Иногда Марина отправлялась с мальчиками и девочками постарше на прогулки в лес, расположенный позади интерната. Они были ошарашены, глядя, как она свертывала сигарету, поскольку в Доме она в их присутствии никогда не курила. Еще она там вспоминала про свою прежнюю политическую деятельность, в том числе о тюрьмах и ссылках, и советовала им не пасовать перед жизненными трудностями.
Игорь Неверли, вспоминая год, когда он обучал сирот столярному делу в Нашем доме, сказал: «Марина проходила через мир детей в своем черном платье с жестким воротничком и накрахмаленными манжетами, будто облаченная в броню, защищающую и от внешнего мира, и от нее самой, будто монахиня в черном одеянии, будто женщина-судья в черной мантии. Она мягко улыбалась детям, которые подходили к ней поделиться своими, пусть маленькими, но настоящими проблемами, однако улыбка эта не шла ее строгим узким губам. У нее случались минуты безудержной веселости, но она была лишена чувства юмора. Ее пронзительный сосредоточенный взгляд замечал то, чего не замечали мы, но говорить внятно, как Корчак, она не умела. Я не встречал никого столь одинокого и отчужденного от всех».

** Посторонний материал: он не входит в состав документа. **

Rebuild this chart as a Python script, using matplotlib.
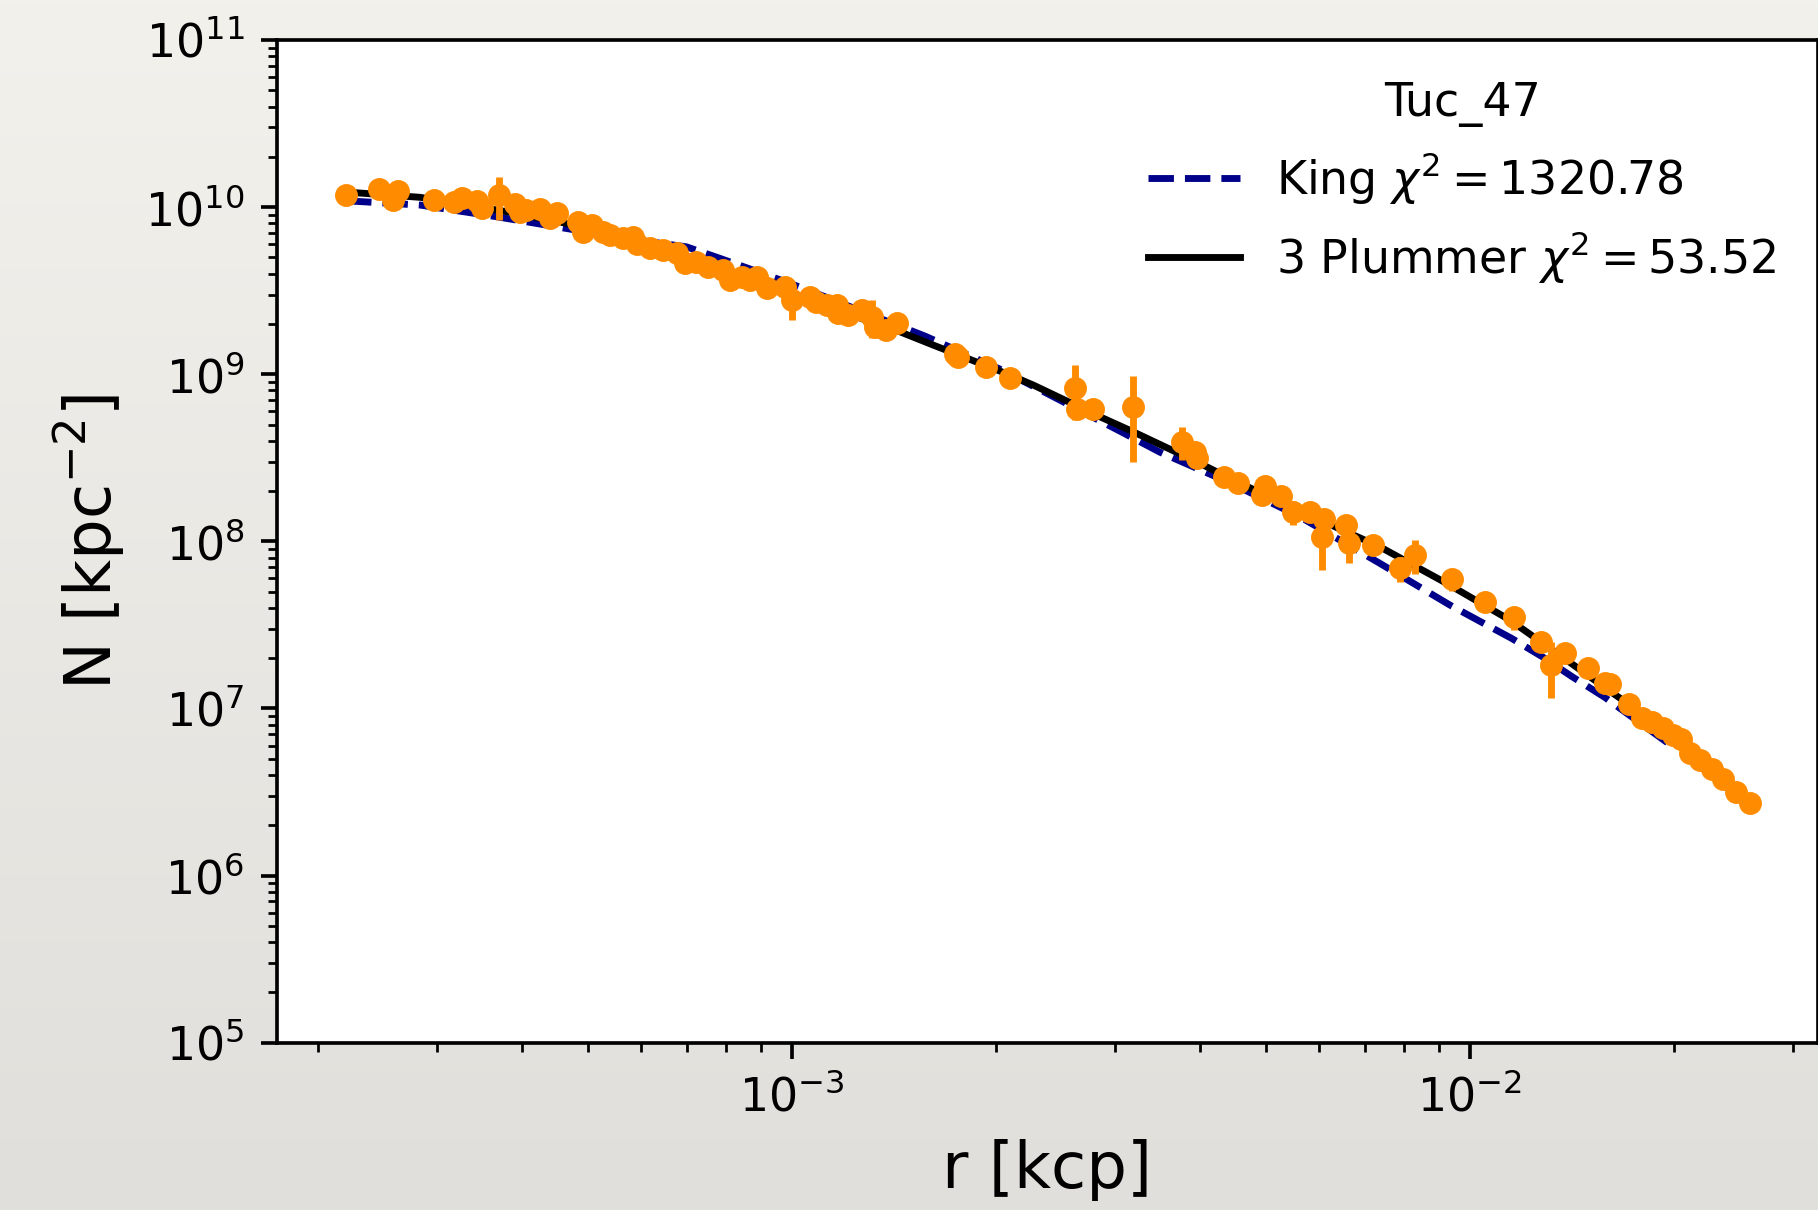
import numpy as np
import matplotlib
matplotlib.use('Agg')
import matplotlib.pyplot as plt
from matplotlib.colors import LinearSegmentedColormap

# Surface density profile of Tuc_47
r_data = [2.20e-4, 2.46e-4, 2.58e-4, 2.62e-4, 2.97e-4, 3.17e-4, 3.26e-4, 3.43e-4, 3.49e-4, 3.70e-4,
          3.90e-4, 3.97e-4, 4.06e-4, 4.25e-4, 4.40e-4, 4.51e-4, 4.84e-4, 4.92e-4, 5.07e-4, 5.27e-4,
          5.39e-4, 5.64e-4, 5.83e-4, 5.90e-4, 6.17e-4, 6.46e-4, 6.76e-4, 6.95e-4, 7.23e-4, 7.53e-4,
          7.92e-4, 8.10e-4, 8.43e-4, 8.67e-4, 8.87e-4, 9.18e-4, 9.76e-4, 1.000e-3, 1.063e-3, 1.087e-3,
          1.125e-3, 1.164e-3, 1.170e-3, 1.211e-3, 1.267e-3, 1.311e-3, 1.326e-3, 1.379e-3, 1.427e-3, 1.740e-3,
          1.759e-3, 1.931e-3, 2.097e-3, 2.615e-3, 2.630e-3, 2.777e-3, 3.186e-3, 3.765e-3, 3.930e-3, 3.953e-3,
          4.336e-3, 4.552e-3, 4.929e-3, 4.984e-3, 5.259e-3, 5.489e-3, 5.808e-3, 6.055e-3, 6.090e-3, 6.578e-3,
          6.637e-3, 7.200e-3, 7.882e-3, 8.295e-3, 9.40e-3, 1.052e-2, 1.161e-2, 1.272e-2, 1.317e-2, 1.384e-2,
          1.495e-2, 1.582e-2, 1.609e-2, 1.716e-2, 1.795e-2, 1.857e-2, 1.928e-2, 1.994e-2, 2.052e-2, 2.111e-2,
          2.189e-2, 2.277e-2, 2.363e-2, 2.474e-2, 2.588e-2]
n_data = [1.18e10, 1.28e10, 1.10e10, 1.25e10, 1.11e10, 1.08e10, 1.13e10, 1.09e10, 9.83e9, 1.18e10,
          1.05e10, 9.39e9, 9.61e9, 9.70e9, 8.57e9, 9.18e9, 8.18e9, 7.13e9, 7.82e9, 7.13e9,
          6.81e9, 6.51e9, 6.65e9, 6.01e9, 5.67e9, 5.54e9, 5.29e9, 4.61e9, 4.71e9, 4.40e9,
          4.20e9, 3.66e9, 3.83e9, 3.66e9, 3.83e9, 3.27e9, 3.34e9, 2.78e9, 2.91e9, 2.72e9,
          2.60e9, 2.60e9, 2.31e9, 2.26e9, 2.42e9, 2.21e9, 1.92e9, 1.84e9, 2.02e9, 1.33e9,
          1.27e9, 1.10e9, 9.53e8, 8.30e8, 6.17e8, 6.17e8, 6.39e8, 3.95e8, 3.44e8, 3.14e8,
          2.44e8, 2.22e8, 1.89e8, 2.14e8, 1.87e8, 1.50e8, 1.50e8, 1.065e8, 1.37e8, 1.25e8,
          9.73e7, 9.50e7, 6.90e7, 8.28e7, 5.95e7, 4.35e7, 3.51e7, 2.51e7, 1.82e7, 2.155e7,
          1.74e7, 1.425e7, 1.40e7, 1.06e7, 8.80e6, 8.33e6, 7.60e6, 6.93e6, 6.53e6, 5.43e6,
          4.91e6, 4.32e6, 3.78e6, 3.15e6, 2.71e6]
n_err = [5e8, 0, 0, 0, 0, 0, 0, 0, 0, 3.4e9,
         1.3e9, 0, 0, 0, 0, 1.4e9, 0, 0, 0, 0,
         0, 0, 0, 0, 0, 0, 0, 5e8, 0, 0,
         0, 0, 0, 0, 0, 0, 0, 6.7e8, 0, 0,
         0, 0, 0, 0, 0, 5.7e8, 0, 0, 0, 0,
         0, 0, 0, 3.0e8, 0, 0, 3.4e8, 9e7, 0, 0,
         0, 0, 0, 0, 0, 2.5e7, 0, 3.9e7, 0, 0,
         2.3e7, 0, 1.2e7, 1.9e7, 9e6, 0, 5.5e6, 0, 6.7e6, 0,
         0, 0, 0, 0, 0, 0, 0, 0, 0, 0,
         0, 0, 0, 0, 0]

# King fit
r_king = [2.20e-4, 2.83e-4, 3.67e-4, 4.71e-4, 5.77e-4, 6.99e-4, 7.83e-4, 8.77e-4, 9.93e-4, 1.075e-3,
          1.571e-3, 2.027e-3, 3.046e-3, 3.489e-3, 4.471e-3, 5.614e-3, 7.366e-3, 9.344e-3, 1.031e-2, 1.152e-2,
          1.279e-2, 1.416e-2, 1.582e-2, 1.994e-2]
n_king = [1.092e10, 1.029e10, 8.76e9, 7.39e9, 6.44e9, 5.79e9, 4.94e9, 4.20e9, 3.50e9, 3.10e9,
          1.693e9, 1.074e9, 4.57e8, 3.42e8, 2.20e8, 1.404e8, 7.39e7, 4.16e7, 3.35e7, 2.63e7,
          2.04e7, 1.548e7, 1.165e7, 5.90e6]

# three-component Plummer fit
r_plummer = [2.20e-4, 2.83e-4, 3.80e-4, 4.65e-4, 5.58e-4, 6.84e-4, 8.38e-4, 1.027e-3, 1.260e-3, 1.443e-3,
             1.616e-3, 2.027e-3, 2.270e-3, 2.846e-3, 3.186e-3, 3.998e-3, 4.476e-3, 5.614e-3, 7.366e-3, 9.24e-3,
             1.146e-2, 1.389e-2, 1.627e-2, 1.994e-2, 2.285e-2, 2.588e-2]
n_plummer = [1.231e10, 1.145e10, 9.39e9, 8.00e9, 6.72e9, 5.24e9, 3.92e9, 2.90e9, 2.17e9, 1.796e9,
             1.495e9, 1.045e9, 8.62e8, 5.57e8, 4.53e8, 2.93e8, 2.33e8, 1.518e8, 9.28e7, 5.61e7,
             3.38e7, 1.949e7, 1.231e7, 6.93e6, 4.28e6, 2.83e6]

chi2_king = 1320.78
chi2_plummer = 53.52

fig = plt.figure(figsize=(1819 / 330, 1210 / 330), dpi=330)

# paper backdrop
bg = fig.add_axes([0, 0, 1, 1], zorder=-1)
paper = LinearSegmentedColormap.from_list('paper', ['#e1dfdb', '#f3f1ec'])
bg.imshow(np.linspace(0, 1, 256).reshape(-1, 1), cmap=paper, aspect='auto',
          extent=(0, 1, 0, 1), origin='lower')
bg.axis('off')

ax = fig.add_axes([0.1521, 0.1383, 0.8472, 0.8286])
ax.plot(r_king, n_king, '--', color='darkblue', label=r'King $\chi^2 = %.2f$' % chi2_king)
ax.plot(r_plummer, n_plummer, '-', color='black', label=r'3 Plummer $\chi^2 = %.2f$' % chi2_plummer)
ax.errorbar(r_data, n_data, yerr=n_err, fmt='o', color='darkorange', markersize=4)

ax.set_xscale('log')
ax.set_yscale('log')
ax.set_xlim(1.738e-4, 3.26e-2)
ax.set_ylim(1e5, 1e11)
ax.set_xlabel('r [kcp]', fontsize=14)
ax.set_ylabel(r'N [kpc$^{-2}$]', fontsize=14)
ax.legend(title='Tuc_47', frameon=False, loc='upper right')

fig.savefig('out.png', dpi=330)
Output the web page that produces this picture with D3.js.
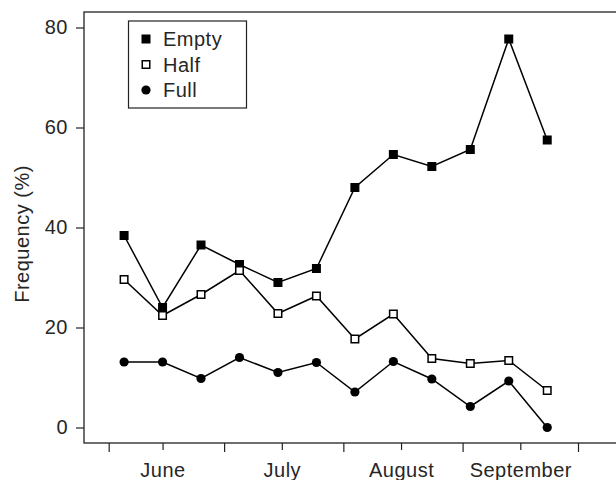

Неверли вспоминает, как однажды задержался в мастерской до поздней ночи, заканчивая комод, пасхальный подарок интернату, и Марина пришла в ярость, когда он ушел спать, не подметя мастерскую. Она сама прибрала там, а потом держалась с ним настолько враждебно, что он был вынужден покинуть интернат. И только год спустя, когда он зашел повидать детей в тот день, когда там был Корчак, она не отказалась пожать ему руку по-дружески.